To build or to buy? This is the question many web sites face, as their technological needs grow. It's a tough question, and a relatively new one. But the answer is usually "buy." In the early days, site developers had no choice but to build everything--from the features on their site to the software behind it--themselves. But the most common needs are now addressed through commercial products. If at all possible, you should use them. Nine times out of ten, it's more sensible for companies to buy a technology than to develop it themselves.
Using third-party products saves you time, money, and frustration, and lets you focus your efforts on those aspects of your site that matter most. That said, you shouldn't expect to find a turn-key solution to every problem.
Whether you're buying a commercial application or building your own, there are always trade-offs. And it's smart to consider them before choosing a direction.
3 ways to add a new technology:
Build your own application from scratch.
Buy a flexible application that can (and must) be customized.
Buy a ready-to-use technology that can be used straight out of the box.
The advantage of designing and developing your own product is obvious: You get something custom-made for you and your needs. But there are serious drawbacks: It takes time and money to develop software. And it doesn't end when the program's up and running. You still have to document and maintain what you've built.
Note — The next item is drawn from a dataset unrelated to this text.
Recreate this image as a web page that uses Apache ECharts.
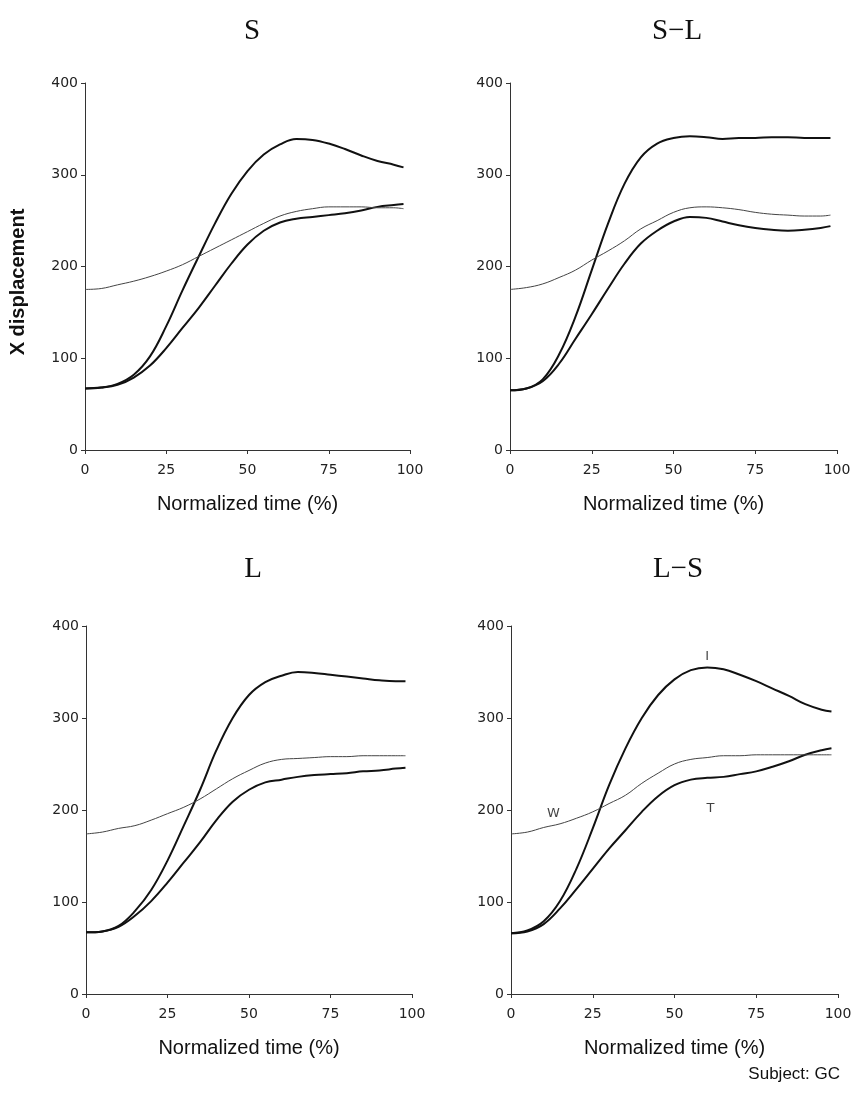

Many third-party technologies can be customized to suit your particular needs and can evolve as your organization grows. These applications are more like a toolkit than a finished product: They let your engineers build a product that meets your specific needs. The flip-side to this flexibility is the work it takes to customize. You'll need to devote staff--or hire consultants--to adapt the software to your needs. This can be expensive and time-consuming.
Some off-the-shelf products can be installed and used immediately after they're purchased, with only minimal configuration. They're fast and fuss-free, but you may outgrow them. A few months or a few years down the road, you may find that your site has grown or your needs have changed.
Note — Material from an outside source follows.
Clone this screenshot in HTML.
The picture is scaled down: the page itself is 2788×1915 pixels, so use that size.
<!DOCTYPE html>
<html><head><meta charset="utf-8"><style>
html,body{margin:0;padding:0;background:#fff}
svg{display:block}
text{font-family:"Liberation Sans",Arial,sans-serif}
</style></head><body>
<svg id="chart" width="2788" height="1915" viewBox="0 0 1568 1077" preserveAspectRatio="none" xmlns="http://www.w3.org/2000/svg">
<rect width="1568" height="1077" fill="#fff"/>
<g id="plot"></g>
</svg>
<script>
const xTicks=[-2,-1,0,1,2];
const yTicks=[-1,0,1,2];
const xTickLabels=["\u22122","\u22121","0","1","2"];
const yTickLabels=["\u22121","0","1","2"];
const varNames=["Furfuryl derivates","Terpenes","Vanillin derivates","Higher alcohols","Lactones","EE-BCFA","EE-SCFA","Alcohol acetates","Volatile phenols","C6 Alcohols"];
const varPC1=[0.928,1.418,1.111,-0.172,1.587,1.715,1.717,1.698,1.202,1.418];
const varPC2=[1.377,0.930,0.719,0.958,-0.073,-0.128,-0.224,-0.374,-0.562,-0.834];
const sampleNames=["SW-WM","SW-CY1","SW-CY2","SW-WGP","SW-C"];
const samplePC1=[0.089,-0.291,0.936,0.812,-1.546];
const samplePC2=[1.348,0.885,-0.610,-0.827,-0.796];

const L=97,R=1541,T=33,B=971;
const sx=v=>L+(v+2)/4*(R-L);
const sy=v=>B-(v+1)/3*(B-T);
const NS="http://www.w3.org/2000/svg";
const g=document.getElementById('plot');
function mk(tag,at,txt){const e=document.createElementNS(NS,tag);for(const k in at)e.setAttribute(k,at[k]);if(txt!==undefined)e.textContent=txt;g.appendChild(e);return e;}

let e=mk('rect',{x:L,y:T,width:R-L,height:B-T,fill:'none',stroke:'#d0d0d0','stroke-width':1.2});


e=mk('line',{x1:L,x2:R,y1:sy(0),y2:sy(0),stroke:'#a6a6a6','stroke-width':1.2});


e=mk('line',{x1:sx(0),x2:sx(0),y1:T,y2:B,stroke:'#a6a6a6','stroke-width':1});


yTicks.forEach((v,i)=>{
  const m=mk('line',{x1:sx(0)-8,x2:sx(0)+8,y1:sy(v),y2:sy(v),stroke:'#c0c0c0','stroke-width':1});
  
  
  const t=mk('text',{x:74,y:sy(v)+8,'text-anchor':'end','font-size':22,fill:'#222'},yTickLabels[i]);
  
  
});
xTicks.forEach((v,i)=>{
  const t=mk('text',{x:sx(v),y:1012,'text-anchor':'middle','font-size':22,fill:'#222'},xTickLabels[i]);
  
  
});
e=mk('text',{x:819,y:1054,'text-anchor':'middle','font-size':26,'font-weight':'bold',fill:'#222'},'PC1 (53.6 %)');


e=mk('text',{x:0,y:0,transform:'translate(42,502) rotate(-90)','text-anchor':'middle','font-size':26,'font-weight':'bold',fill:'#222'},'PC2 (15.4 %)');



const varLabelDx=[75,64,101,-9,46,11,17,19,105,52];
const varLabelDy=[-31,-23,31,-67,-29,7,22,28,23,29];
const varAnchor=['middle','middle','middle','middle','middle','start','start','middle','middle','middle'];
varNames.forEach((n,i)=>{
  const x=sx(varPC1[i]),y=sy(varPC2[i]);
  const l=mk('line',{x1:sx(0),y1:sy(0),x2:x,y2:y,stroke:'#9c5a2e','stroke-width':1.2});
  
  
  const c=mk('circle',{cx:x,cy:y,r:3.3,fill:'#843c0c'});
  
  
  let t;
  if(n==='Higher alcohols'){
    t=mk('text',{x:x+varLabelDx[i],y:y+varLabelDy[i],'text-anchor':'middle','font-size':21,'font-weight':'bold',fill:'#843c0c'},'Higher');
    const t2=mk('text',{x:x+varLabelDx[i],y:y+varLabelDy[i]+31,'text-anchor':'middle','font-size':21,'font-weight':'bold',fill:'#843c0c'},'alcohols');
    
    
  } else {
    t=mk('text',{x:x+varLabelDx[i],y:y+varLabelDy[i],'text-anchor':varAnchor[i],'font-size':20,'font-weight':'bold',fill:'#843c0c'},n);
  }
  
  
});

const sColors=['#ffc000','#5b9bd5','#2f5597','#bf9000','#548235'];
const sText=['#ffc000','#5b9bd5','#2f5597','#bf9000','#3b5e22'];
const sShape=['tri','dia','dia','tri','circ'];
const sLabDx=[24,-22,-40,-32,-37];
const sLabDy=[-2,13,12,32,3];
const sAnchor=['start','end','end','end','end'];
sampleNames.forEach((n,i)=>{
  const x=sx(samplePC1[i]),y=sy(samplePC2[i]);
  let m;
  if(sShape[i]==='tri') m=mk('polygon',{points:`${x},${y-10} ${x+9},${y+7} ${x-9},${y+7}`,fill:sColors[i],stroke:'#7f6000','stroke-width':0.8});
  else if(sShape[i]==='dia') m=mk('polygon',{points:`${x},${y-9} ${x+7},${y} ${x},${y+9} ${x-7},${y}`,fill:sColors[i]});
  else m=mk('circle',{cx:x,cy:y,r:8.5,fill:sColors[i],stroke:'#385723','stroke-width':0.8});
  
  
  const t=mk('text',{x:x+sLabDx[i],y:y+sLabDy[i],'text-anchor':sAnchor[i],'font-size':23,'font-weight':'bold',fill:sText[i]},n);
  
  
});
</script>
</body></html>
Choosing the Right Technology
To make a good decision on technology, you have to know what you want. If you know what you need from a product and how much time, money, and effort you're willing to invest in it, you're more than halfway there.
Before you choose a new technology:
Know what you need.
Know what you can live without.
Think about how you'll grow.
Get technical advice!
This may sound simple, but it's the most common mistake people make when choosing technologies. Your first step shouldn't be assembling a line-up of products, but figuring out what you would need from one.
You probably won't find a product that precisely matches all your needs. So it's a good idea to know beforehand what might be negotiable. Which features are pertinent, and which are preferred?
Although it's essential to remain focused on your key needs (and not get carried away), you should also keep an eye on the future. Your site will grow and evolve, and you may need the product to grow with it. Will your audience grow? Will you expand the scope of your site? Will you partner with other sites? All these changes could alter what you need from the technology and how well it can serve you.
"Make sure you get technical advice on technical products," advises Lance McDaniel, VP of Creative at SBI and Company. It's a simple suggestion, sure. But "it's a good one, and it seems not to be followed much."
Avoiding Potential Pitfalls
What kind of problems might you have with the technologies you buy? Well, to quote the wise witch in the musical Into the Woods: "They disappoint, they disappear, they die... but they don't."
The Witch was talking about parents, actually. But web sites have the same problems with their chosen technology partners.
Potential problems in buying technology:
The technology doesn't live up to your expectations.
The vendor doesn't provide adequate support.
The vendor goes out of business.
You can't always predict or prevent these problems, but you can do your best to avoid them by asking the right questions before you buy.